Suram Sepanjang Hari, IHSG Berakhir Indah di Menit Terakhir

Dwi Ayuningtyas, CNBC Indonesia
23 August 2019 17:14
Suram Sepanjang Hari, IHSG Berakhir Indah di Menit Terakhir
Foto: Ilustrasi Bursa Efek Indonesia (CNBC Indonesia/Muhammad Sabki)
Jakarta, CNBC Indonesia - Indeks Harga Saham Gabungan (IHSG) sepanjang perdagangan akhir pekan ini, Jumat (23/8/2019) sulit keluar dari perangkap zona merah. Namun sekitar 30 menit sebelum penutupan perdagangan, indeks justru berhasil meloloskan diri dan finis di zona hijau.

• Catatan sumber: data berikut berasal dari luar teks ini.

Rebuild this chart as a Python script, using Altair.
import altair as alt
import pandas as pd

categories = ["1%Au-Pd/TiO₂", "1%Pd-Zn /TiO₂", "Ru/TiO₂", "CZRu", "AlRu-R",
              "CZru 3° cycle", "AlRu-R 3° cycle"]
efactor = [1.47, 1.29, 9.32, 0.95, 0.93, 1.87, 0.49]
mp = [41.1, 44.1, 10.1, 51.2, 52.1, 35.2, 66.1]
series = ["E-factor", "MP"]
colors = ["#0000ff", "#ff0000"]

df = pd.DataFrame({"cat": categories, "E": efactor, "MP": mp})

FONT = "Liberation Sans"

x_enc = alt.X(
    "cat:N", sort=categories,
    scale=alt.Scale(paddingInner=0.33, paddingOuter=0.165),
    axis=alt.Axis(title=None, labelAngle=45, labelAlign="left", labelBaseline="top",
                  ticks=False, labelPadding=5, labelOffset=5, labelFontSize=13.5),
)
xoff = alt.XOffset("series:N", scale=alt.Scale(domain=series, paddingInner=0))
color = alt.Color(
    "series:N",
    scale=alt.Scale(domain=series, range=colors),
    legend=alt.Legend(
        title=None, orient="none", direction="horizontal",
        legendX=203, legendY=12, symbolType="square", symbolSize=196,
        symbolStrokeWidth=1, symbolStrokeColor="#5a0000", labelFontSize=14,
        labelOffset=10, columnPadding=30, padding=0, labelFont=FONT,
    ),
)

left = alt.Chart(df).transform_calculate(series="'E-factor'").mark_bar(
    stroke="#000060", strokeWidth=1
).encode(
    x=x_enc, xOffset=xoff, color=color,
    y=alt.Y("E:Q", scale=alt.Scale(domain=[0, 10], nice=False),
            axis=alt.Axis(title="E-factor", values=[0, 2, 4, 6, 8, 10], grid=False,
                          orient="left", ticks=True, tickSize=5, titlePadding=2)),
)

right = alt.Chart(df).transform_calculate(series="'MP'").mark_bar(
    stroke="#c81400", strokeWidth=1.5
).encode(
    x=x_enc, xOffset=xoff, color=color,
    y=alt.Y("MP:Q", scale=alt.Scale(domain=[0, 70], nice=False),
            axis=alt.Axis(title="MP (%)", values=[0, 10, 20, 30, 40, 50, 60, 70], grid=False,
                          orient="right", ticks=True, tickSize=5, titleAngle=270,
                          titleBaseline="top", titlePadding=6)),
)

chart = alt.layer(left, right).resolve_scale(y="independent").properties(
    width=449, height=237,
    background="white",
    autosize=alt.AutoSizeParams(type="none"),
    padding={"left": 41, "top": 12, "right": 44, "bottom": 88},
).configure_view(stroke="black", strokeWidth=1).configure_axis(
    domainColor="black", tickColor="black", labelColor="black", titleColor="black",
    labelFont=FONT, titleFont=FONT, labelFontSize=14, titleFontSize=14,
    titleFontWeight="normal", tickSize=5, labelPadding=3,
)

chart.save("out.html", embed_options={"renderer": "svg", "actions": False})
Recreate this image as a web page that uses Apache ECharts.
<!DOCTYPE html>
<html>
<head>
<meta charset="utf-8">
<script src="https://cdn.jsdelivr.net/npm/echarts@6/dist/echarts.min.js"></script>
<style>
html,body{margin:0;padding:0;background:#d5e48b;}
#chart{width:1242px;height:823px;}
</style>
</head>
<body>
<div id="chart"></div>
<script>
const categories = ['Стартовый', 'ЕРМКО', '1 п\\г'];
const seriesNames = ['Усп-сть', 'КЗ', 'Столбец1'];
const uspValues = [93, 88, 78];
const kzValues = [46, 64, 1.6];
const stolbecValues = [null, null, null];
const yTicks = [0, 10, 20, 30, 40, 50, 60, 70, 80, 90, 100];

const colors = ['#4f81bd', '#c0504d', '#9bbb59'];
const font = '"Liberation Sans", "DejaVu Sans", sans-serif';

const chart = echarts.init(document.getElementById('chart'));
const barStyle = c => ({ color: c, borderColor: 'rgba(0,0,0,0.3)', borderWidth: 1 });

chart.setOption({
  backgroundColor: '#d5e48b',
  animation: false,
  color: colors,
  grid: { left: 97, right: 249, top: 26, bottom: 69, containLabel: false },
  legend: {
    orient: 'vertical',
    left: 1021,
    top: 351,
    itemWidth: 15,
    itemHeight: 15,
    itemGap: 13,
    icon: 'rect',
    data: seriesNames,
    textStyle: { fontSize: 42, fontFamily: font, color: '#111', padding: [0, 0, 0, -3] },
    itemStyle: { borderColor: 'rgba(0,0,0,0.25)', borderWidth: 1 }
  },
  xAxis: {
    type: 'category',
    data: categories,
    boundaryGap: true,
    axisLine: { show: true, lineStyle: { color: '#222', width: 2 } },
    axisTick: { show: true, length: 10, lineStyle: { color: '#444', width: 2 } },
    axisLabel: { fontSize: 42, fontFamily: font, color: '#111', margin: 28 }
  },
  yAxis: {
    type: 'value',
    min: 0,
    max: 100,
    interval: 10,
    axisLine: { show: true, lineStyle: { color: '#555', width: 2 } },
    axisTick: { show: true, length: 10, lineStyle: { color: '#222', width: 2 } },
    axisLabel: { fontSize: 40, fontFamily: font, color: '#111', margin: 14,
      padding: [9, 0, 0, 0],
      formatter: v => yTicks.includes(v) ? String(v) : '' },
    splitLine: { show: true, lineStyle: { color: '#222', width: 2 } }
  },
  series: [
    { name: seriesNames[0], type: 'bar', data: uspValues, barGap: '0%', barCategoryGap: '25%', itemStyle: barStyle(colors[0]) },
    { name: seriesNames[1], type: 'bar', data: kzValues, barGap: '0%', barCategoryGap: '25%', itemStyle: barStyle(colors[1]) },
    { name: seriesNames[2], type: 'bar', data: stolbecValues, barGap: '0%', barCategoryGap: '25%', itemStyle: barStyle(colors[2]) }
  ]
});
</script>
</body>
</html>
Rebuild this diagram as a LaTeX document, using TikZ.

Data perdagangan mencatat, pergerakan IHSG kompak dengan mayoritas bursa saham utama di Benua Kuning yang juga mencatatkan kenaikan.

Indeks Shanghai menguat 0,49%, indeks Hang Seng di Hong Kong juga naik 0,5%, indeks Nikkei 225 di Jepang pun naik 0,4%. Sedangkan indeks Straits Times di Singapura dan Kospi di Korsel terkoreksi masing-masing sebesar 0,43% dan 0,14%.

Bursa saham utama Singapura terkoreksi disebabkan rilis data ekonomi yang lagi-lagi jeblok. Data yang dirilis dari Singapura hari ini menunjukkan inflasi Juli tercatat 0,4% year-on-year (YoY), lebih rendah dari pertumbuhan bulan sebelumnya 0,6%, juga lebih rendah dari konsensus 0,55%, berdasarkan data Trading Economics.




Dari grafik di atas terlihat bahwa, memasuki sesi II perdagangan di Bursa Efek Indonesia, IHSG yang menjadi indeks acuan di pasar modal Tanah Air ini mencoba untuk melipir ke zona hijau dan akhirnya melesat di menit-menit terakhir dan mampu ditutup menguat 0,26% menjadi 6.255,6.

Emiten-emiten yang turut mendongkrak kinerja IHSG adalah PT Hotel Mandarine Regency Tbk/HOME (+6,76%), PT Adaro Energy Tbk/ADRO (+6,37%), PT Astra International Tbk/ASII (+3,95%), PT Bukit Asam Tbk/PTBA (2,89%), dan PT United Tractors Tbk/UNTR (+2,63%).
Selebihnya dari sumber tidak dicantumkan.